What he really means is that some schools, (particularly those without nice uniforms and a tradition of kind hearted old boys and girls) don’t really deserve the funding as outlined by Gonski. And even if they did get the increased funding they’d probably fritter it away on teaching their students useless stuff like politics, history and science. In this regard he’s quite right, and righter still for putting the kibosh on that ‘Safe Schools’ nonsense. Kids need a basic understanding of reading, writing and arithmetic so they can fully capitalise on the bounty of privately run training schemes they can enter when they leave school. They also don’t need to worry about careers or even getting in the first rung of the ‘ladder of opportunity’ in the innovation revolution, because as Mr Turnbull says, ‘we can’t all be Merchant Bankers, and who will be left to clean the toilets and take the rubbish out’?

And that’s why it’s quite correct the conservatives have gonged Gonski. If you let education out of the bag, make it accessible and affordable for the lowest rung, you threaten the very fabric of society.
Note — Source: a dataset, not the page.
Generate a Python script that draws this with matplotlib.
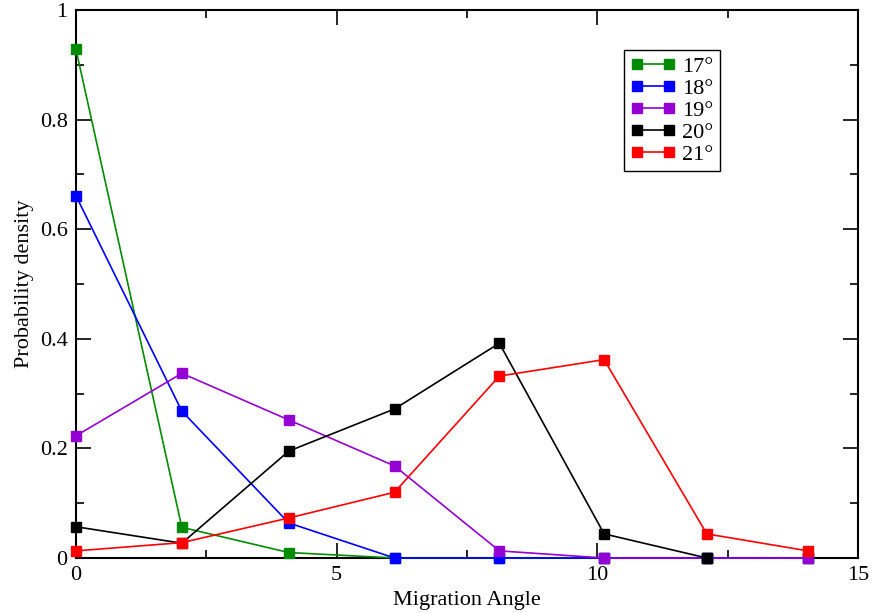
import matplotlib.pyplot as plt
from matplotlib.ticker import MultipleLocator, FuncFormatter

# Значения
angles = [0, 2.03, 4.08, 6.11, 8.12, 10.13, 12.1, 14.04]
p17 = [0.928, 0.056, 0.010, 0, 0, 0, 0, 0]
p18 = [0.661, 0.268, 0.064, 0, 0, 0, 0, 0]
p19 = [0.223, 0.337, 0.252, 0.168, 0.013, 0, 0, 0]
p20 = [0.057, 0.027, 0.195, 0.272, 0.392, 0.044, 0]
p21 = [0.013, 0.028, 0.073, 0.120, 0.332, 0.362, 0.044, 0.013]

series = [
    ('17°', p17, '#008b00'),
    ('18°', p18, '#0000ff'),
    ('19°', p19, '#9400d3'),
    ('20°', p20, '#000000'),
    ('21°', p21, '#ff0000'),
]

plt.rcParams['font.family'] = ['Liberation Serif', 'DejaVu Serif']

fig = plt.figure(figsize=(8.74, 6.13), dpi=100)
ax = fig.add_axes([76 / 874, 55 / 613, 782 / 874, 548 / 613])

for name, vals, col in series:
    ax.plot(angles[:len(vals)], vals, color=col, lw=1.2, marker='s',
            markersize=7, label=name, clip_on=False, zorder=3)

ax.set_xlim(0, 15)
ax.set_ylim(0, 1)
ax.xaxis.set_major_locator(MultipleLocator(5))
ax.xaxis.set_minor_locator(MultipleLocator(2.5))
ax.yaxis.set_major_locator(MultipleLocator(0.2))
ax.yaxis.set_minor_locator(MultipleLocator(0.1))
ax.yaxis.set_major_formatter(FuncFormatter(lambda v, p: f'{v:g}'))

ax.tick_params(which='both', direction='in', top=True, right=True,
               width=1.2, labelsize=16)
ax.tick_params(which='major', length=11, pad=6)
ax.tick_params(which='minor', length=5.5)
for s in ax.spines.values():
    s.set_linewidth(1.5)

ax.set_xlabel('Migration Angle', fontsize=16, labelpad=4)
ax.set_ylabel('Probability density', fontsize=16, labelpad=4)

leg = ax.legend(loc='upper left', bbox_to_anchor=(0.7005, 0.927), numpoints=2,
                fontsize=16, frameon=True, fancybox=False, framealpha=1,
                handlelength=2.05, handletextpad=0.28, labelspacing=0.06,
                borderpad=0.3, borderaxespad=0, markerscale=1.1)
leg.get_frame().set_edgecolor('black')
leg.get_frame().set_linewidth(1.0)

fig.savefig('out.png', dpi=100)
It happened once before in the sixties and seventies and got us into a frightful mess. Students who questioned authority and the status quo, and occasionally kids form dirt poor backgrounds getting into positions of influence. So, he’s on the right track. Keep boosting funding for private and religious schools. They’ll use it wisely and ensure that for generations to come, those entrusted with an education know their place. It’s important that the principles of ‘Nation Building’, imagination and human potential remain unchallenged. It’s comforting the knowledge that nothing changes.